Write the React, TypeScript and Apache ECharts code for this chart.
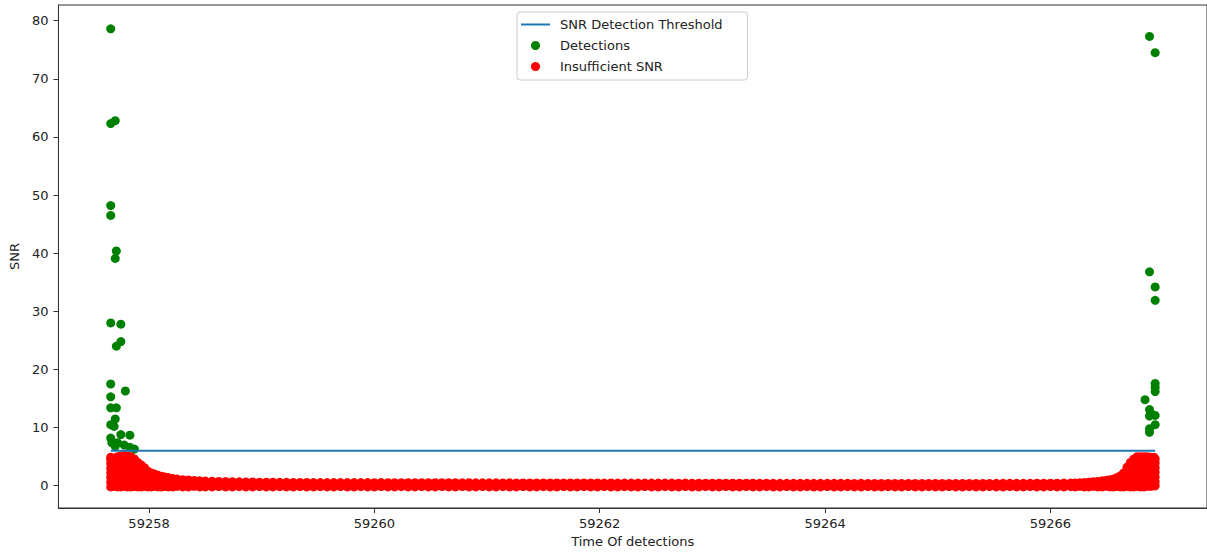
import React, { useEffect, useRef } from "react";
import * as echarts from "echarts";

const xTicks = [59258, 59260, 59262, 59264, 59266];
const yTicks = [0, 10, 20, 30, 40, 50, 60, 70, 80];
const seriesNames = ["SNR Detection Threshold", "Detections", "Insufficient SNR"];

const thresholdValue = 6;
const thresholdTimes = [59257.66, 59266.93];

// [time, SNR]
const detections: [number, number][] = [
  [59257.66, 78.6],
  [59257.66, 62.3], [59257.70, 62.8],
  [59257.66, 48.2], [59257.66, 46.5],
  [59257.71, 40.4], [59257.70, 39.1],
  [59257.66, 28.0], [59257.75, 27.8],
  [59257.71, 24.0], [59257.75, 24.8],
  [59257.66, 17.5], [59257.79, 16.3],
  [59257.66, 15.3],
  [59257.66, 13.4], [59257.71, 13.4],
  [59257.70, 11.5], [59257.66, 10.5], [59257.69, 10.2],
  [59257.66, 8.2], [59257.75, 8.8], [59257.83, 8.7],
  [59257.67, 7.4], [59257.72, 7.4], [59257.78, 7.0], [59257.83, 6.6], [59257.70, 6.8], [59257.87, 6.3],
  [59266.88, 77.3], [59266.93, 74.5],
  [59266.88, 36.8], [59266.93, 34.2], [59266.93, 31.9],
  [59266.93, 17.6], [59266.93, 16.9], [59266.93, 16.2],
  [59266.84, 14.8],
  [59266.88, 13.1], [59266.89, 12.5], [59266.93, 12.1], [59266.88, 12.0],
  [59266.93, 10.5],
  [59266.88, 9.8], [59266.88, 9.2],
];

// each row: time, then the SNR values recorded at that time
const insufficient: number[][] = [
  [59257.66, -0.2, 0.6, 1.4, 2.2, 3.0, 3.8, 4.5, 4.9],
  [59257.69, -0.1, 0.7, 1.5, 2.3, 3.1, 3.9, 4.6],
  [59257.72, -0.2, 0.5, 1.3, 2.1, 2.9, 3.7, 4.4, 5.0],
  [59257.75, -0.2, 0.6, 1.4, 2.2, 3.0, 3.8, 4.6, 5.1],
  [59257.78, -0.1, 0.7, 1.5, 2.3, 3.1, 3.9, 4.7, 5.2],
  [59257.81, -0.2, 0.6, 1.4, 2.2, 3.0, 3.8, 4.6, 5.1],
  [59257.84, -0.2, 0.5, 1.3, 2.1, 2.9, 3.7, 4.4, 5.0],
  [59257.87, -0.1, 0.7, 1.5, 2.3, 3.1, 3.9, 4.6],
  [59257.90, -0.2, 0.6, 1.4, 2.2, 3.0, 3.6, 4.0],
  [59257.93, -0.2, 0.6, 1.4, 2.2, 2.9, 3.6],
  [59257.96, -0.1, 0.7, 1.5, 2.3, 3.1],
  [59257.99, -0.2, 0.6, 1.3, 1.9, 2.5],
  [59258.02, -0.2, 0.5, 1.2, 1.8, 2.2],
  [59258.05, -0.1, 0.6, 1.3, 2.0],
  [59258.08, -0.2, 0.5, 1.2, 1.8],
  [59258.11, -0.2, 0.5, 1.1, 1.65],
  [59258.14, -0.1, 0.6, 1.2, 1.5],
  [59258.17, -0.2, 0.5, 1.0, 1.4],
  [59258.21, -0.2, 0.5, 1.25],
  [59258.25, -0.1, 0.5, 1.15],
  [59258.30, -0.2, 0.5, 1.05],
  [59258.35, -0.2, 0.4, 1.0],
  [59258.40, -0.1, 0.5, 0.9],
  [59258.45, -0.2, 0.4, 0.85],
  [59258.50, -0.2, 0.4, 0.8],
  [59258.56, -0.2, 0.78], [59258.62, -0.15, 0.75], [59258.68, -0.2, 0.72], [59258.74, -0.2, 0.7],
  [59258.80, -0.15, 0.68], [59258.86, -0.2, 0.66], [59258.92, -0.2, 0.64], [59258.98, -0.15, 0.62],
  [59259.04, -0.2, 0.6], [59259.10, -0.2, 0.6], [59259.16, -0.15, 0.58], [59259.22, -0.2, 0.58],
  [59259.28, -0.2, 0.57], [59259.34, -0.15, 0.56], [59259.40, -0.2, 0.56], [59259.46, -0.2, 0.55],
  [59259.52, -0.15, 0.55], [59259.58, -0.2, 0.55], [59259.64, -0.2, 0.54], [59259.70, -0.15, 0.55],
  [59259.76, -0.2, 0.54], [59259.82, -0.2, 0.55], [59259.88, -0.15, 0.54], [59259.94, -0.2, 0.54],
  [59260.00, -0.2, 0.53], [59260.06, -0.15, 0.54], [59260.12, -0.2, 0.53], [59260.18, -0.2, 0.53],
  [59260.24, -0.15, 0.52], [59260.30, -0.2, 0.53], [59260.36, -0.2, 0.52], [59260.42, -0.15, 0.52],
  [59260.48, -0.2, 0.52], [59260.54, -0.2, 0.51], [59260.60, -0.15, 0.52], [59260.66, -0.2, 0.51],
  [59260.72, -0.2, 0.51], [59260.78, -0.15, 0.5], [59260.84, -0.2, 0.51], [59260.90, -0.2, 0.5],
  [59260.96, -0.15, 0.5], [59261.02, -0.2, 0.5], [59261.08, -0.2, 0.5], [59261.14, -0.15, 0.49],
  [59261.20, -0.2, 0.5], [59261.26, -0.2, 0.49], [59261.32, -0.15, 0.49], [59261.38, -0.2, 0.49],
  [59261.44, -0.2, 0.48], [59261.50, -0.15, 0.49], [59261.56, -0.2, 0.48], [59261.62, -0.2, 0.48],
  [59261.68, -0.15, 0.48], [59261.74, -0.2, 0.47], [59261.80, -0.2, 0.48], [59261.86, -0.15, 0.47],
  [59261.92, -0.2, 0.47], [59261.98, -0.2, 0.47], [59262.04, -0.15, 0.46], [59262.10, -0.2, 0.47],
  [59262.16, -0.2, 0.46], [59262.22, -0.15, 0.46], [59262.28, -0.2, 0.46], [59262.34, -0.2, 0.45],
  [59262.40, -0.15, 0.46], [59262.46, -0.2, 0.45], [59262.52, -0.2, 0.45], [59262.58, -0.15, 0.45],
  [59262.64, -0.2, 0.45], [59262.70, -0.2, 0.44], [59262.76, -0.15, 0.45], [59262.82, -0.2, 0.44],
  [59262.88, -0.2, 0.44], [59262.94, -0.15, 0.44], [59263.00, -0.2, 0.44], [59263.06, -0.2, 0.43],
  [59263.12, -0.15, 0.44], [59263.18, -0.2, 0.43], [59263.24, -0.2, 0.43], [59263.30, -0.15, 0.43],
  [59263.36, -0.2, 0.43], [59263.42, -0.2, 0.42], [59263.48, -0.15, 0.43], [59263.54, -0.2, 0.42],
  [59263.60, -0.2, 0.42], [59263.66, -0.15, 0.42], [59263.72, -0.2, 0.42], [59263.78, -0.2, 0.42],
  [59263.84, -0.15, 0.41], [59263.90, -0.2, 0.42], [59263.96, -0.2, 0.41], [59264.02, -0.15, 0.41],
  [59264.08, -0.2, 0.41], [59264.14, -0.2, 0.41], [59264.20, -0.15, 0.41], [59264.26, -0.2, 0.4],
  [59264.32, -0.2, 0.41], [59264.38, -0.15, 0.4], [59264.44, -0.2, 0.4], [59264.50, -0.2, 0.4],
  [59264.56, -0.15, 0.4], [59264.62, -0.2, 0.4], [59264.68, -0.2, 0.4], [59264.74, -0.15, 0.4],
  [59264.80, -0.2, 0.4], [59264.86, -0.2, 0.4], [59264.92, -0.15, 0.4], [59264.98, -0.2, 0.4],
  [59265.04, -0.2, 0.4], [59265.10, -0.15, 0.4], [59265.16, -0.2, 0.4], [59265.22, -0.2, 0.4],
  [59265.28, -0.15, 0.4], [59265.34, -0.2, 0.4], [59265.40, -0.2, 0.4], [59265.46, -0.15, 0.4],
  [59265.52, -0.2, 0.41], [59265.58, -0.2, 0.41], [59265.64, -0.15, 0.41], [59265.70, -0.2, 0.42],
  [59265.76, -0.2, 0.42], [59265.82, -0.15, 0.42], [59265.88, -0.2, 0.43], [59265.94, -0.2, 0.43],
  [59266.00, -0.15, 0.44], [59266.06, -0.2, 0.44], [59266.12, -0.2, 0.45], [59266.18, -0.15, 0.45],
  [59266.22, -0.2, 0.47],
  [59266.26, -0.1, 0.5],
  [59266.30, -0.2, 0.55],
  [59266.34, -0.2, 0.6],
  [59266.38, -0.1, 0.35, 0.7],
  [59266.42, -0.2, 0.3, 0.75],
  [59266.46, -0.2, 0.4, 0.85],
  [59266.50, -0.1, 0.45, 0.95],
  [59266.53, -0.2, 0.4, 1.05],
  [59266.56, -0.2, 0.5, 1.15],
  [59266.59, -0.1, 0.6, 1.4],
  [59266.62, -0.2, 0.6, 1.2, 1.7],
  [59266.65, -0.2, 0.5, 1.2, 1.8, 2.2],
  [59266.68, -0.1, 0.7, 1.5, 2.3, 3.2],
  [59266.71, -0.2, 0.6, 1.4, 2.2, 3.0, 4.0],
  [59266.74, -0.2, 0.6, 1.4, 2.2, 3.0, 3.8, 4.6],
  [59266.77, -0.1, 0.7, 1.5, 2.3, 3.1, 3.9, 4.6, 5.0],
  [59266.80, -0.2, 0.6, 1.4, 2.2, 3.0, 3.8, 4.6, 5.0],
  [59266.83, -0.2, 0.6, 1.4, 2.2, 3.0, 3.8, 4.5, 5.0],
  [59266.86, -0.1, 0.7, 1.5, 2.3, 3.1, 3.9, 4.7, 5.0],
  [59266.89, -0.1, 0.6, 1.4, 2.2, 3.0, 3.8, 4.6, 4.9],
  [59266.92, 0.0, 0.6, 1.4, 2.2, 3.0, 3.8, 4.5, 4.9],
  [59266.93, 0.0, 0.7, 1.5, 2.3, 3.1, 3.9, 4.6],
];

const FONT = "'DejaVu Sans', sans-serif";
const TEXT = "#222";
const SPINE = "#333";

export default function App() {
  const ref = useRef<HTMLDivElement>(null);

  useEffect(() => {
    if (!ref.current) return;
    const chart = echarts.init(ref.current, undefined, { renderer: "svg" });

    const redPoints: number[][] = insufficient.flatMap((row) =>
      row.slice(1).map((v) => [row[0], v])
    );

    chart.setOption({
      animation: false,
      backgroundColor: "#fff",
      textStyle: { fontFamily: FONT },
      grid: {
        left: 53,
        top: 5,
        width: 1160,
        height: 503,
        show: true,
        borderColor: SPINE,
        borderWidth: 1,
        backgroundColor: "transparent",
      },
      legend: {
        data: [
          { name: seriesNames[0], icon: "path://M0,0 H29 V2 H0 Z" },
          { name: seriesNames[1], icon: "circle" },
          { name: seriesNames[2], icon: "circle" },
        ],
        orient: "vertical",
        left: 517,
        top: 12,
        itemWidth: 29,
        itemHeight: 9,
        itemGap: 8,
        padding: [6, 25, 7, 4],
        backgroundColor: "rgba(255,255,255,0.8)",
        borderColor: "#ccc",
        borderWidth: 1,
        borderRadius: 3,
        textStyle: { fontFamily: FONT, fontSize: 13, color: TEXT, padding: [0, 0, 0, 5] },
      },
      xAxis: {
        type: "value",
        min: 59257.196,
        max: 59267.39,
        name: "Time Of detections",
        nameLocation: "middle",
        nameGap: 27,
        nameTextStyle: { fontFamily: FONT, fontSize: 13, color: TEXT },
        splitLine: { show: false },
        axisLine: { show: true, onZero: false, lineStyle: { color: SPINE, width: 1 } },
        axisTick: { show: true, customValues: xTicks, length: 5, lineStyle: { color: SPINE } },
        axisLabel: {
          customValues: xTicks,
          margin: 9,
          fontFamily: FONT,
          fontSize: 13,
          color: TEXT,
          formatter: (v: number) => String(v),
        },
      },
      yAxis: {
        type: "value",
        min: -3.83,
        max: 82.7,
        name: "SNR",
        nameLocation: "middle",
        nameGap: 32,
        nameTextStyle: { fontFamily: FONT, fontSize: 13, color: TEXT },
        splitLine: { show: false },
        axisLine: { show: true, onZero: false, lineStyle: { color: SPINE, width: 1 } },
        axisTick: { show: true, customValues: yTicks, length: 5, lineStyle: { color: SPINE } },
        axisLabel: {
          customValues: yTicks,
          margin: 10,
          fontFamily: FONT,
          fontSize: 13,
          color: TEXT,
          formatter: (v: number) => String(v),
        },
      },
      series: [
        {
          name: seriesNames[0],
          type: "line",
          data: thresholdTimes.map((t) => [t, thresholdValue]),
          symbol: "none",
          lineStyle: { color: "#1f77b4", width: 2 },
          itemStyle: { color: "#1f77b4" },
          z: 4,
        },
        {
          name: seriesNames[1],
          type: "scatter",
          data: detections,
          symbolSize: 9,
          itemStyle: { color: "green", opacity: 1 },
          z: 2,
        },
        {
          name: seriesNames[2],
          type: "scatter",
          data: redPoints,
          symbolSize: 9,
          itemStyle: { color: "red", opacity: 1 },
          z: 3,
        },
      ],
    });

    return () => chart.dispose();
  }, []);

  return (
    <div
      ref={ref}
      style={{ position: "absolute", left: 0, top: 0, width: 1207, height: 556 }}
    />
  );
}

════════

* [TASK STATEMENT]:
With all pictures left out, please transcribe exactly the lines from the start of the material through the line with "const thresholdTimes = [59257.66, 59266.93];".

* [SOLUTION FOR THIS EXERCISE]:
Write the React, TypeScript and Apache ECharts code for this chart.
import React, { useEffect, useRef } from "react";
import * as echarts from "echarts";

const xTicks = [59258, 59260, 59262, 59264, 59266];
const yTicks = [0, 10, 20, 30, 40, 50, 60, 70, 80];
const seriesNames = ["SNR Detection Threshold", "Detections", "Insufficient SNR"];

const thresholdValue = 6;
const thresholdTimes = [59257.66, 59266.93];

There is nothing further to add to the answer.